** Exercise details **
Extract everything from the first line through the line with "W, H = 539, 197", both ends included, except for any pictures.

** Data excerpt **
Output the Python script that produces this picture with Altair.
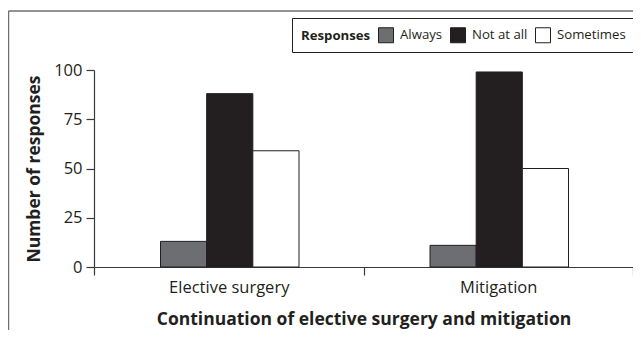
import altair as alt
import pandas as pd

categories = ["Elective surgery", "Mitigation"]
responses = ["Always", "Not at all", "Sometimes"]
always = [13, 11]
not_at_all = [88, 99]
sometimes = [59, 50]
colors = ["#6d6e71", "#231f20", "#ffffff"]
y_ticks = [0, 25, 50, 75, 100]

rows = []
for i, c in enumerate(categories):
    for r, vals in zip(responses, [always, not_at_all, sometimes]):
        rows.append({"Category": c, "Response": r, "Count": vals[i]})
df = pd.DataFrame(rows)

FONT = "Open Sans"
TXT = "#231f20"
W, H = 539, 197

bars = alt.Chart(df).mark_bar(stroke="#231f20", strokeWidth=1).encode(
    x=alt.X(
        "Category:N", sort=categories,
        scale=alt.Scale(paddingInner=0, paddingOuter=0),
        axis=alt.Axis(
            title="Continuation of elective surgery and mitigation",
            labelAngle=0, tickBand="extent", tickSize=8, labelPadding=4,
            titlePadding=15, titleFontSize=17.5, titleFontWeight="bold",
            labelFontSize=16.5,
        ),
    ),
    xOffset=alt.XOffset(
        "Response:N", sort=responses,
        scale=alt.Scale(range=[66.5, 205], paddingOuter=0, paddingInner=0),
    ),
    y=alt.Y(
        "Count:Q",
        scale=alt.Scale(domain=[0, 100]),
        axis=alt.Axis(
            values=y_ticks, title="Number of responses", grid=False,
            tickSize=8, labelPadding=4, titlePadding=10,
            titleFontSize=17.5, titleFontWeight="bold", labelFontSize=16.5,
        ),
    ),
    color=alt.Color(
        "Response:N", sort=responses,
        scale=alt.Scale(domain=responses, range=colors),
        legend=alt.Legend(
            title="Responses", orient="none", direction="horizontal",
            legendX=198, legendY=-52, titleOrient="left",
            titleFontSize=13.2, titleFontWeight="bold", titlePadding=7,
            labelFontSize=13.2, labelOffset=6, columnPadding=5,
            symbolType="square", symbolSize=225,
            symbolStrokeColor="#231f20", symbolStrokeWidth=1,
            padding=9,
        ),
    ),
)

one = pd.DataFrame({"a": [0]})
frame_top = alt.Chart(one).mark_rule(color="#707070", strokeWidth=1.5).encode(
    x=alt.value(-85.5), x2=alt.value(600), y=alt.value(-59)
)
frame_left = alt.Chart(one).mark_rule(color="#707070", strokeWidth=1.5).encode(
    x=alt.value(-85.5), y=alt.value(-59), y2=alt.value(300)
)
legend_top = alt.Chart(one).mark_rule(color="#231f20", strokeWidth=1).encode(
    x=alt.value(198.5), x2=alt.value(600), y=alt.value(-51.5)
)
legend_bottom = alt.Chart(one).mark_rule(color="#231f20", strokeWidth=1).encode(
    x=alt.value(198.5), x2=alt.value(600), y=alt.value(-17.5)
)
legend_left = alt.Chart(one).mark_rule(color="#231f20", strokeWidth=1).encode(
    x=alt.value(198.5), y=alt.value(-51.5), y2=alt.value(-17.5)
)

chart = alt.layer(
    frame_top, frame_left, legend_top, legend_bottom, legend_left, bars
).properties(
    width=W, height=H,
    autosize=alt.AutoSizeParams(type="none"),
    padding={"left": 86, "top": 62, "right": 0, "bottom": 63},
).configure_view(stroke=None).configure_axis(
    labelFont=FONT, titleFont=FONT, labelColor=TXT, titleColor=TXT,
    domainColor="#3a3a3a", tickColor="#3a3a3a", domainWidth=1.2, tickWidth=1.2,
).configure_legend(
    labelFont=FONT, titleFont=FONT, labelColor=TXT, titleColor=TXT,
)

chart.save("out.html", embed_options={"renderer": "svg", "actions": False})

** Written answer **
Output the Python script that produces this picture with Altair.
import altair as alt
import pandas as pd

categories = ["Elective surgery", "Mitigation"]
responses = ["Always", "Not at all", "Sometimes"]
always = [13, 11]
not_at_all = [88, 99]
sometimes = [59, 50]
colors = ["#6d6e71", "#231f20", "#ffffff"]
y_ticks = [0, 25, 50, 75, 100]

rows = []
for i, c in enumerate(categories):
    for r, vals in zip(responses, [always, not_at_all, sometimes]):
        rows.append({"Category": c, "Response": r, "Count": vals[i]})
df = pd.DataFrame(rows)

FONT = "Open Sans"
TXT = "#231f20"
W, H = 539, 197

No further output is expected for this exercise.